What to do
The data below should be printed in full, exactly, and without any of its images.

Recorded information
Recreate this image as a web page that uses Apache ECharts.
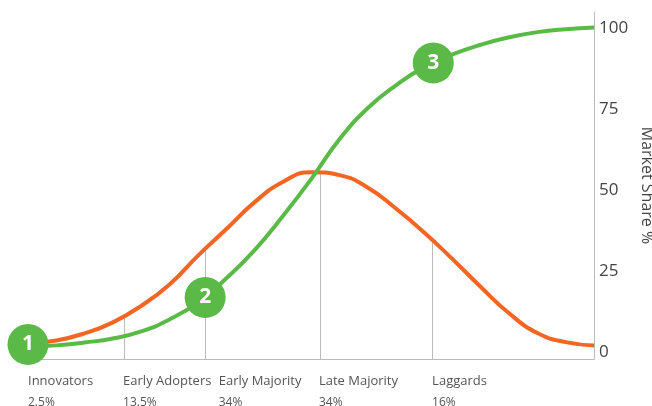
<!DOCTYPE html>
<html>
<head>
<meta charset="utf-8">
<script src="https://cdn.jsdelivr.net/npm/echarts@6/dist/echarts.min.js"></script>
<style>
  html, body { margin: 0; padding: 0; background: #fff; }
  #chart { width: 652px; height: 406px; }
</style>
</head>
<body>
<div id="chart"></div>
<script>
// adopter groups along the bottom
var categories = ['Innovators', 'Early Adopters', 'Early Majority', 'Late Majority', 'Laggards'];
var shares = ['2.5%', '13.5%', '34%', '34%', '16%'];
var categoryAt = [0, 16.8, 33.7, 51.4, 71.4];

// curves read every 5 units along x (0..100)
var xs = [0, 5, 10, 15, 20, 25, 30, 35, 40, 45, 50, 55, 60, 65, 70, 75, 80, 85, 90, 95, 100];
var adoption = [2.8, 3.7, 5.9, 9.3, 14.4, 21, 29.8, 38, 46.3, 52.6, 55.6, 54.7, 50.9, 44.4, 37,
    28.8, 20.2, 12.1, 6, 3.2, 2.2];
var marketShare = [1.9, 2.2, 3.1, 4.3, 6.5, 10.2, 15.4, 22.8, 31.5, 42, 53.4, 65.7, 75.3, 82.4,
    88, 91.9, 94.9, 97.2, 98.8, 99.7, 100.2];

// vertical dividers between groups, up to the bell curve
var dividerX = [17, 31.4, 51.6, 71.4];
var dividerTop = [11, 32.5, 55.9, 34.6];

// numbered steps on the green curve
var steps = [[0, 2.5, '1'], [31.3, 17, '2'], [71.6, 89.3, '3']];

var yTicks = [0, 25, 50, 75, 100];
var yMin = -2;

var orange = '#f26522';
var green = '#5ab947';

function pairs(values) {
    return xs.map(function (x, i) { return [x, values[i]]; });
}

var myChart = echarts.init(document.getElementById('chart'));

var dividers = dividerX.map(function (x, i) {
    return [{ coord: [x, yMin] }, { coord: [x, dividerTop[i]] }];
});

var option = {
    animation: false,
    backgroundColor: '#fff',
    grid: { left: 28, right: 58, top: 12, bottom: 47, outerBoundsMode: 'none' },
    xAxis: {
        type: 'value',
        min: 0,
        max: 100,
        axisLine: { show: true, onZero: false, lineStyle: { color: '#bbb', width: 1 } },
        axisTick: { show: false },
        splitLine: { show: false },
        axisLabel: {
            customValues: categoryAt,
            align: 'left',
            margin: 12,
            formatter: function (value) {
                var i = categoryAt.indexOf(value);
                return '{a|' + categories[i] + '}\n{b|' + shares[i] + '}';
            },
            rich: {
                a: { fontFamily: 'Open Sans', fontSize: 13, color: '#555', lineHeight: 21 },
                b: { fontFamily: 'Open Sans', fontSize: 12, color: '#555', lineHeight: 21 }
            }
        }
    },
    yAxis: {
        type: 'value',
        position: 'right',
        min: yMin,
        max: 105,
        name: 'Market Share %',
        nameLocation: 'middle',
        nameRotate: -90,
        nameGap: 42,
        nameTextStyle: { fontFamily: 'Open Sans', fontSize: 16, color: '#444' },
        axisLine: { show: true, onZero: false, lineStyle: { color: '#bbb', width: 1 } },
        axisTick: { show: false },
        splitLine: { show: false },
        axisLabel: {
            customValues: yTicks,
            margin: 5,
            fontFamily: 'Open Sans',
            fontSize: 17,
            color: '#444'
        }
    },
    series: [
        {
            name: 'adoption',
            type: 'line',
            data: pairs(adoption),
            smooth: 0.5,
            showSymbol: false,
            lineStyle: { color: orange, width: 4 },
            z: 3,
            markLine: {
                silent: true,
                symbol: 'none',
                label: { show: false },
                lineStyle: { color: '#bbb', width: 1, type: 'solid' },
                data: dividers,
                z: 1
            }
        },
        {
            name: 'market share',
            type: 'line',
            data: pairs(marketShare),
            smooth: 0.5,
            showSymbol: false,
            lineStyle: { color: green, width: 4 },
            z: 4
        },
        {
            name: 'steps',
            type: 'scatter',
            data: steps,
            symbolSize: 41,
            itemStyle: { color: green, opacity: 1 },
            z: 5,
            label: {
                show: true,
                position: 'inside',
                formatter: function (p) { return p.value[2]; },
                color: '#fff',
                fontFamily: 'Open Sans',
                fontWeight: 'bold',
                fontSize: 21
            }
        }
    ]
};
myChart.setOption(option);
</script>
</body>
</html>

Final result
Recreate this image as a web page that uses Apache ECharts.
<!DOCTYPE html>
<html>
<head>
<meta charset="utf-8">
<script src="https://cdn.jsdelivr.net/npm/echarts@6/dist/echarts.min.js"></script>
<style>
  html, body { margin: 0; padding: 0; background: #fff; }
  #chart { width: 652px; height: 406px; }
</style>
</head>
<body>
<div id="chart"></div>
<script>
// adopter groups along the bottom
var categories = ['Innovators', 'Early Adopters', 'Early Majority', 'Late Majority', 'Laggards'];
var shares = ['2.5%', '13.5%', '34%', '34%', '16%'];
var categoryAt = [0, 16.8, 33.7, 51.4, 71.4];

// curves read every 5 units along x (0..100)
var xs = [0, 5, 10, 15, 20, 25, 30, 35, 40, 45, 50, 55, 60, 65, 70, 75, 80, 85, 90, 95, 100];
var adoption = [2.8, 3.7, 5.9, 9.3, 14.4, 21, 29.8, 38, 46.3, 52.6, 55.6, 54.7, 50.9, 44.4, 37,
    28.8, 20.2, 12.1, 6, 3.2, 2.2];
var marketShare = [1.9, 2.2, 3.1, 4.3, 6.5, 10.2, 15.4, 22.8, 31.5, 42, 53.4, 65.7, 75.3, 82.4,
    88, 91.9, 94.9, 97.2, 98.8, 99.7, 100.2];

// vertical dividers between groups, up to the bell curve
var dividerX = [17, 31.4, 51.6, 71.4];
var dividerTop = [11, 32.5, 55.9, 34.6];

// numbered steps on the green curve
var steps = [[0, 2.5, '1'], [31.3, 17, '2'], [71.6, 89.3, '3']];

var yTicks = [0, 25, 50, 75, 100];
var yMin = -2;

var orange = '#f26522';
var green = '#5ab947';

function pairs(values) {
    return xs.map(function (x, i) { return [x, values[i]]; });
}

var myChart = echarts.init(document.getElementById('chart'));

var dividers = dividerX.map(function (x, i) {
    return [{ coord: [x, yMin] }, { coord: [x, dividerTop[i]] }];
});

var option = {
    animation: false,
    backgroundColor: '#fff',
    grid: { left: 28, right: 58, top: 12, bottom: 47, outerBoundsMode: 'none' },
    xAxis: {
        type: 'value',
        min: 0,
        max: 100,
        axisLine: { show: true, onZero: false, lineStyle: { color: '#bbb', width: 1 } },
        axisTick: { show: false },
        splitLine: { show: false },
        axisLabel: {
            customValues: categoryAt,
            align: 'left',
            margin: 12,
            formatter: function (value) {
                var i = categoryAt.indexOf(value);
                return '{a|' + categories[i] + '}\n{b|' + shares[i] + '}';
            },
            rich: {
                a: { fontFamily: 'Open Sans', fontSize: 13, color: '#555', lineHeight: 21 },
                b: { fontFamily: 'Open Sans', fontSize: 12, color: '#555', lineHeight: 21 }
            }
        }
    },
    yAxis: {
        type: 'value',
        position: 'right',
        min: yMin,
        max: 105,
        name: 'Market Share %',
        nameLocation: 'middle',
        nameRotate: -90,
        nameGap: 42,
        nameTextStyle: { fontFamily: 'Open Sans', fontSize: 16, color: '#444' },
        axisLine: { show: true, onZero: false, lineStyle: { color: '#bbb', width: 1 } },
        axisTick: { show: false },
        splitLine: { show: false },
        axisLabel: {
            customValues: yTicks,
            margin: 5,
            fontFamily: 'Open Sans',
            fontSize: 17,
            color: '#444'
        }
    },
    series: [
        {
            name: 'adoption',
            type: 'line',
            data: pairs(adoption),
            smooth: 0.5,
            showSymbol: false,
            lineStyle: { color: orange, width: 4 },
            z: 3,
            markLine: {
                silent: true,
                symbol: 'none',
                label: { show: false },
                lineStyle: { color: '#bbb', width: 1, type: 'solid' },
                data: dividers,
                z: 1
            }
        },
        {
            name: 'market share',
            type: 'line',
            data: pairs(marketShare),
            smooth: 0.5,
            showSymbol: false,
            lineStyle: { color: green, width: 4 },
            z: 4
        },
        {
            name: 'steps',
            type: 'scatter',
            data: steps,
            symbolSize: 41,
            itemStyle: { color: green, opacity: 1 },
            z: 5,
            label: {
                show: true,
                position: 'inside',
                formatter: function (p) { return p.value[2]; },
                color: '#fff',
                fontFamily: 'Open Sans',
                fontWeight: 'bold',
                fontSize: 21
            }
        }
    ]
};
myChart.setOption(option);
</script>
</body>
</html>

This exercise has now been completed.